PGIM, the $1.2 trillion global investment management business of Prudential Financial, has launched two series of buffer ETFs. The PGIM U.S. Large-Cap Buffer 12 ETF and PGIM U.S. Large-Cap Buffer 20 ETF series trade on the Cboe BZX. The series will consist of 24 ETFs in total.
The issuer’s new ETFs seek potential downside risk protection with 12% and 20% buffer options. The funds will launch on a rolling basis the first business day of each month throughout the year.
The Buffer ETFs provide exposure to an ETF that seeks to track the performance of the S&P 500. They aim to match the return of the underlying fund up to a predetermined upside cap, while providing a limited downside buffer against the first 12% or 20% of the underlying fund’s losses over a one-year period.

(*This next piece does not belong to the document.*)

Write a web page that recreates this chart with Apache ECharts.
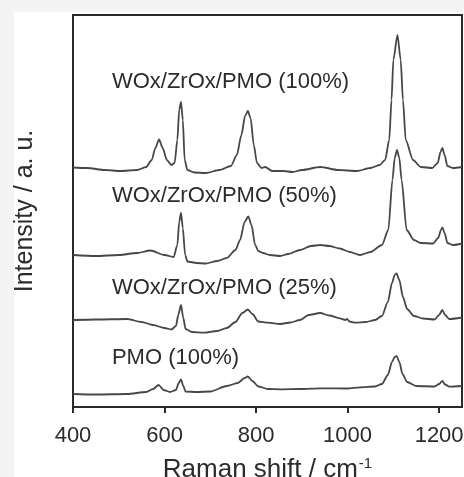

See more: “PGIM Launches 4 Actively Managed ETFs”
Partaking in Market Upside While Mitigating Downside Risks
Stuart Parker, CEO of PGIM, said in a release that these series of funds were launched to accommodate client demand.
“Our clients are looking for ways to participate in the market’s upside, while tempering downside risks,” he said. “Buffer ETFs provide investors with a more narrowly defined outcome range, which can offer more predictability in volatile markets.”
PGIM’s quantitative equity, multi-asset, and liquid alternatives specialist PGIM Quantitative Solutions (PGIM Quant), will subadvise the funds.
PGIM Quant CEO Linda Gibson added that these new ETFs offer investors “meaningful upside access while helping to mitigate risk.”
The ETFs have a net expense ratio of 0.50%.
With the launch of the initial Buffer ETFs, PGIM Investments now offers 16 active ETFs, doubling its lineup over the last year.
The announcement of these series of ETFs comes on the heels of PGIM launching four actively managed ETFs in December. Three of these active funds invest in equities, while the fourth ETF targets fixed income.
When these four funds were launched, Parker said that building its suite of actively managed ETFs is a priority for PGIM. He added that the manager has “aggressive plans for future product development.”